The interest rates to the loan sharks are at least 10% - a month. Following the cyclone and the rat plague it was almost impossible to cultivate the land – and completely impossible to pay back debts.
Kyaw Win and a few other thousand farmers in the area have made good use of the support they have received from DanChurchAid’s local partner since the cyclone hit. Water buffaloes, power tillers, agriculture tools, seeds and money to pay farm labour have transformed the almost abandoned fields into a record rice harvest. The yield has increased by more than 50% - the only good harvest in 3 years. Kyaw Win has harvested 50 sacks of rice per acre and paid off most of his debt for the last two years. "We can now see hay stacks in the fields again" he explains.
“When I had high debts I was much pressured. Now I feel very relieved.”
Farmers as local experts
The farmers have taken an active part in the planning and implementation of the project, which has been a great success. They have functioned as local experts, selected the best and cheapest suppliers of seed – and travelled around the area with the project staff to find the healthiest and most sturdy buffaloes at a good price.
This has ensured that the received assistance has been relevant to their specific area, the costs have been lower than expected and beneficiaries have actively taken responsibility to reconstruct their local community while gaining new knowledge and skills.

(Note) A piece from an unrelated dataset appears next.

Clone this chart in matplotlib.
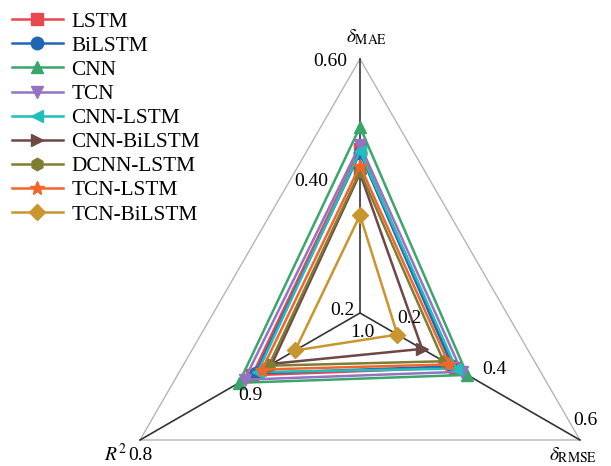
"""Radar chart of error metrics (MAE, RMSE, R2) for nine models."""

import matplotlib
matplotlib.use("Agg")
import matplotlib.pyplot as plt
import numpy as np

plt.rcParams["font.family"] = ["Liberation Serif", "DejaVu Serif"]
plt.rcParams["mathtext.fontset"] = "stix"

models = ["LSTM", "BiLSTM", "CNN", "TCN", "CNN-LSTM", "CNN-BiLSTM",
          "DCNN-LSTM", "TCN-LSTM", "TCN-BiLSTM"]
mae = [0.458, 0.452, 0.493, 0.465, 0.455, 0.420, 0.423, 0.432, 0.354]
rmse = [0.372, 0.368, 0.395, 0.385, 0.375, 0.313, 0.352, 0.362, 0.268]
r2 = [0.902, 0.905, 0.890, 0.895, 0.907, 0.920, 0.917, 0.911, 0.941]

# axis ranges: value at centre, value at outer vertex
mae_range = (0.2, 0.6)
rmse_range = (0.2, 0.6)
r2_range = (1.0, 0.8)
mae_ticks = ["0.2", "0.40", "0.60"]
rmse_ticks = ["0.2", "0.4", "0.6"]
r2_ticks = ["1.0", "0.9", "0.8"]

colors = ["#E8474F", "#2166B5", "#3BA66B", "#9572C2", "#22BDBD",
          "#6E4747", "#7E7E33", "#F2652C", "#C9952F"]
markers = ["s", "o", "^", "v", "<", ">", "h", "*", "D"]
msizes = [8, 9, 9, 9, 9, 9, 9, 10, 8]

angles = np.deg2rad([90, -30, 210])


def to_xy(vals):
    ranges = [mae_range, rmse_range, r2_range]
    r = np.array([(v - lo) / (hi - lo) for v, (lo, hi) in zip(vals, ranges)])
    return r * np.cos(angles), r * np.sin(angles)


fig = plt.figure(figsize=(6.11, 4.66), dpi=100)
ax = fig.add_axes([0, 0, 1, 1])
ax.set_xlim(-360 / 254, 251 / 254)
ax.set_ylim(-153 / 254, 313 / 254)
ax.set_aspect("equal")
ax.axis("off")

# outer frame and spokes
vx, vy = np.cos(angles), np.sin(angles)
ax.plot(np.append(vx, vx[0]), np.append(vy, vy[0]), color="#b5b5b5", lw=1.0, zorder=1)
for x, y in zip(vx, vy):
    ax.plot([0, x], [0, y], color="#333333", lw=1.2, zorder=1)

for i, name in enumerate(models):
    xs, ys = to_xy([mae[i], rmse[i], r2[i]])
    ax.plot(np.append(xs, xs[0]), np.append(ys, ys[0]), color=colors[i], lw=1.8,
            marker=markers[i], ms=msizes[i], markevery=[0, 1, 2], label=name, zorder=3)

tfs = 14
# tick labels, offsets in points from the axis positions
tick_offsets = {
    0: [(-4, 2, "right"), (-23, 3, "right"), (-9, -2, "right")],
    1: [(27, -4, "left"), (9, 5, "left"), (-5, 14, "left")],
    2: [(2, -14, "center"), (0, -14, "center"), (0, -11, "center")],
}
labels = [mae_ticks, rmse_ticks, r2_ticks]
for k in range(3):
    for j, frac in enumerate([0.0, 0.5, 1.0]):
        dx, dy, ha = tick_offsets[k][j]
        ax.annotate(labels[k][j], (frac * vx[k], frac * vy[k]), xytext=(dx, dy),
                    textcoords="offset points", ha=ha, va="center", fontsize=tfs, zorder=4)

ax.annotate(r"$\delta_{\rm MAE}$", (vx[0], vy[0]), xytext=(5, 16), textcoords="offset points",
            ha="center", va="center", fontsize=tfs)
ax.annotate(r"$\delta_{\rm RMSE}$", (vx[1], vy[1]), xytext=(-5, -11), textcoords="offset points",
            ha="center", va="center", fontsize=tfs)
ax.annotate(r"$R^2$", (vx[2], vy[2]), xytext=(-18, -10), textcoords="offset points",
            ha="center", va="center", fontsize=tfs)

ax.legend(loc="upper left", bbox_to_anchor=(0.0, 1.0), frameon=False, fontsize=15.3,
          handlelength=2.4, handletextpad=0.42, labelspacing=0.2, borderaxespad=0.25,
          borderpad=0.3)

fig.savefig("out.png", dpi=100)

With support from DCA the local community has also organised a larger ‘rat eradication campaign’ where both awareness-raising materials, rat traps and removal of bushes, which have served as breeding grounds for rats, have been implemented. However, the most effective measure has been the reconstruction of small embankments and simple canals between the rice fields that store water for irrigation and keep the rats away from the crops.
The work has been carried out by poor landless workers who in addition to payment for their hard work have also gained an extra income as they can now again catch fish in the flooded fields.
However, Kyaw Win is most happy with his buffaloes which he has bought as part of the project. They are used to plough the land and transport the harvest home. Now they are resting under shady trees right outside his house. One of them is pregnant and is due to give birth in June. Other farmers have given their buffaloes names but Kyaw Win is not a sentimental kind of young man.
Sharing the harvest
Following agreement with the village committee he has paid part of his harvest – 70 bags of rice – as a contribution to another poor farmer who in this way has been able to purchase a pair of buffaloes himself. Thus the 10 water buffaloes the village got last year have now almost doubled in number – and almost all the fields of the villages can now be farmed again.
The landless workers have now got some work – and the farmers some peace of heart and opportunity to cover their basic needs and invest in agriculture.
Kyaw Win’s family cannot afford luxury goods but now there is finally money for today and a little for tomorrow. “This year we can afford the most basic which we have not been able to buy the last few years, such as clothes…” he explains.
The hard daily work does also leave room for dreams about the future. “If we get a good harvest like this one in the years to come, then we can invest in agriculture tools and more buffaloes”, Kyaw Win adds. But the plans and dreams do not stop here. “I hope my son will become a doctor” he ends with a shy smile.